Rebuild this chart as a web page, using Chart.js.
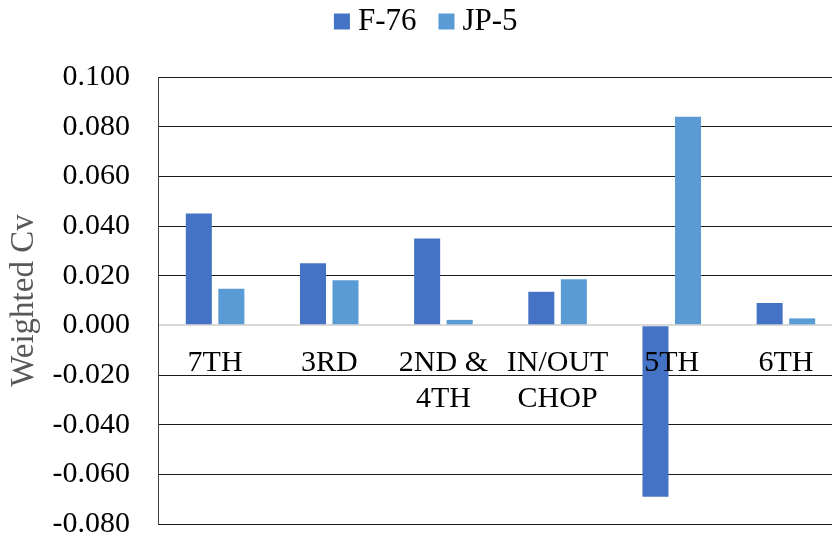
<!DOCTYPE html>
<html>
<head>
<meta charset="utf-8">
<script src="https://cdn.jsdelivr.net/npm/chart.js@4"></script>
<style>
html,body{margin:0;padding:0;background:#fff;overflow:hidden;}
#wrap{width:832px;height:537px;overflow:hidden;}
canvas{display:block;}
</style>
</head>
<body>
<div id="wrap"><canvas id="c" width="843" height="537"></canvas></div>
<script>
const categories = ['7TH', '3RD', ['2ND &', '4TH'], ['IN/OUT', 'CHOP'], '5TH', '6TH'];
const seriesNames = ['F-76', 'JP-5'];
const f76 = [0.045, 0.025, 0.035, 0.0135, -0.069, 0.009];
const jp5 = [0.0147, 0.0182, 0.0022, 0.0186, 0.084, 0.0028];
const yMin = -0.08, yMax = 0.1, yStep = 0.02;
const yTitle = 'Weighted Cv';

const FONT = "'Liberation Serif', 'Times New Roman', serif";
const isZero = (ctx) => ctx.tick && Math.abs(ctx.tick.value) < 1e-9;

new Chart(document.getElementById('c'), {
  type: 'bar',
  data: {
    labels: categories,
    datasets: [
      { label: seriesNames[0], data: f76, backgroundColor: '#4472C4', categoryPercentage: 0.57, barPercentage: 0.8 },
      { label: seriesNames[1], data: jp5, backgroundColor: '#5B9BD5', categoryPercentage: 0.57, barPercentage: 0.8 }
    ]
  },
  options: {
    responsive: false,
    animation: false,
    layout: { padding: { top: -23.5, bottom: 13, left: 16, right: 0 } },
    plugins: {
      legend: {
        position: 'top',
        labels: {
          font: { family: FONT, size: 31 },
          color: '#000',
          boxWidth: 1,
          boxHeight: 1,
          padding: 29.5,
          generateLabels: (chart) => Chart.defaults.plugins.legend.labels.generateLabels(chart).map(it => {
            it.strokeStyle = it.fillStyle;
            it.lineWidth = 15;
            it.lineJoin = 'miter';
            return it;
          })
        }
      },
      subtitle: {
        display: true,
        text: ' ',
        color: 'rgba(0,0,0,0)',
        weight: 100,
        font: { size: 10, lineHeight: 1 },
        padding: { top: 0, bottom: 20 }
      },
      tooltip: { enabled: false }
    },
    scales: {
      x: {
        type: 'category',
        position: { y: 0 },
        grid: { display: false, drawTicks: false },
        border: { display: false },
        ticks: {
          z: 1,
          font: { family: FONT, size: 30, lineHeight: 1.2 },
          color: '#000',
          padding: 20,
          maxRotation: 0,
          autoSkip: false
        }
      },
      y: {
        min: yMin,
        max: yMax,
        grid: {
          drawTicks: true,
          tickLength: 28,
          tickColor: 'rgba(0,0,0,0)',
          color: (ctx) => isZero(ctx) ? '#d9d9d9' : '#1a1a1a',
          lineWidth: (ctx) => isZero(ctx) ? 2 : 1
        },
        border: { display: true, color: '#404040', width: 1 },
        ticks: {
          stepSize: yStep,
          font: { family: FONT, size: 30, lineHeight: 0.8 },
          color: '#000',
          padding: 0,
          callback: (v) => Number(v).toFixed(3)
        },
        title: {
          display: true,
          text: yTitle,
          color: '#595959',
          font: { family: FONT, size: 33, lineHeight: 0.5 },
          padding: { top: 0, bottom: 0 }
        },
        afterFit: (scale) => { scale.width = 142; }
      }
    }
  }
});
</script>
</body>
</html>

PROBLEM = Starting at the top of the listing above, please restate word for word each line up to and including the one that holds "const isZero = (ctx)", omitting every image.

REPLY TO THE TASK =
Rebuild this chart as a web page, using Chart.js.
<!DOCTYPE html>
<html>
<head>
<meta charset="utf-8">
<script src="https://cdn.jsdelivr.net/npm/chart.js@4"></script>
<style>
html,body{margin:0;padding:0;background:#fff;overflow:hidden;}
#wrap{width:832px;height:537px;overflow:hidden;}
canvas{display:block;}
</style>
</head>
<body>
<div id="wrap"><canvas id="c" width="843" height="537"></canvas></div>
<script>
const categories = ['7TH', '3RD', ['2ND &', '4TH'], ['IN/OUT', 'CHOP'], '5TH', '6TH'];
const seriesNames = ['F-76', 'JP-5'];
const f76 = [0.045, 0.025, 0.035, 0.0135, -0.069, 0.009];
const jp5 = [0.0147, 0.0182, 0.0022, 0.0186, 0.084, 0.0028];
const yMin = -0.08, yMax = 0.1, yStep = 0.02;
const yTitle = 'Weighted Cv';

const FONT = "'Liberation Serif', 'Times New Roman', serif";
const isZero = (ctx) => ctx.tick && Math.abs(ctx.tick.value) < 1e-9;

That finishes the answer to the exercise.